Auf Zustimmung in der Politik stieß die Kritik von WM-Organisationschef Beckenbauer am Geschäftsgebaren der Fifa. „Ich fühle mich in meinem Eindruck von Strukturen und Kommerz der Fifa bestätigt“, sagte Peter Danckert (SPD), der Vorsitzende des Sportausschusses im Bundestag. „Die Überinterpretation der Marketingrechte durch die Fifa hat nicht dazu beigetragen, dass die Stimmung in Deutschland vor der WM gestiegen ist.“ Stattdessen habe sich der Eindruck breit gemacht, der Verband sei übermächtig. Auch CDU-Sportpolitiker Klaus Riegert mahnte Bescheidenheit an. „Die Marketingregeln der Fifa bringen einen schon zum Nachdenken“, sagte Riegert. „Man hat das Gefühl, der Fußball bewegt sich im Grenzbereich.“ Beckenbauer hatte von der Fifa eine bessere Kommunikation verlangt. „Man muss mehr miteinander reden. Die Fifa ist der Veranstalter, wir sind der Ausrichter. Aber letztlich sind wir doch Partner.“ In einzelnen Projekten gehe es seitens der Fifa harsch zu. Blatter sei ein Mann der Kommunikation, „aber die Leute, die für ihn arbeiten, haben manchmal einen unguten Ton drauf: Wir sind die Fifa, wir bestimmen!“ Danckert monierte, das Umfeld Blatters gehe „viel zu rigide“ gegen WM-Initiativen kleiner Firmen vor. Den Schutz der Marke „Fußball WM 2006“ hatte erst der Bundesgerichtshof gestoppt.

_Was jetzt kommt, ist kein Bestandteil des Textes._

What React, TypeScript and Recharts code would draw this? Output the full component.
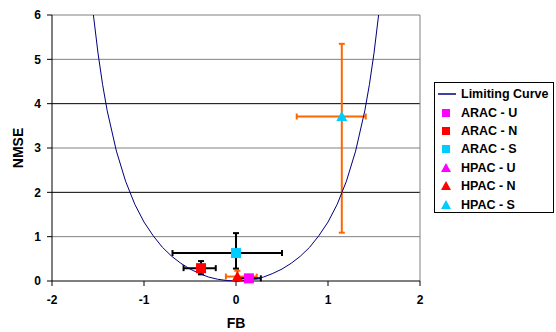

Einigkeit über Reformbedarf besteht in der Sportpolitik offenbar in der Frage der Spielertransfers. „Beim Klubfußball haben wir einige Verstöße festgestellt“, rügte nun auch Blatter. „Diese werden wir im Rahmen unserer Task Force untersuchen und behandeln.“ Die von der Fifa eingerichtete Task Force „For the good of game“ soll gegen Regelverstöße im Fußballgeschäft vorgehen, ihre Wirksamkeit wird jedoch innerhalb des Verbandes unterschiedlich bewertet. Beckenbauer hatte beklagt, dass im Fußball zu viele Beteiligte die Hand aufhalten würden. „Wenn man die Spielervermittler sieht, die die Spieler hin und her schieben, wenn man merkt, dass jeder die Hand aufhält, macht mich das traurig“, hatte Beckenbauer gesagt. Einige Manager und Trainer verdienten an Transfers, „sogar Präsidenten und Politiker, alle sind verwickelt“.

Die Vereinigung der Vertragsfußballer (VdV), die deutsche Spielergewerkschaft, mahnte am Donnerstag mehr Transparenz bei Transfers an. „Es muss klare Regeln und Sanktionen geben“, forderte VdV-Sprecher Ulf Baranowsky. „Unseriöse Spielervermittler müssen aussortiert werden, Vereinsfunktionäre oder Trainer dürfen nicht an Transfers mitverdienen.“ Bisher gebe es über solche Praktiken viele Gerüchte, aber wenige Beweise.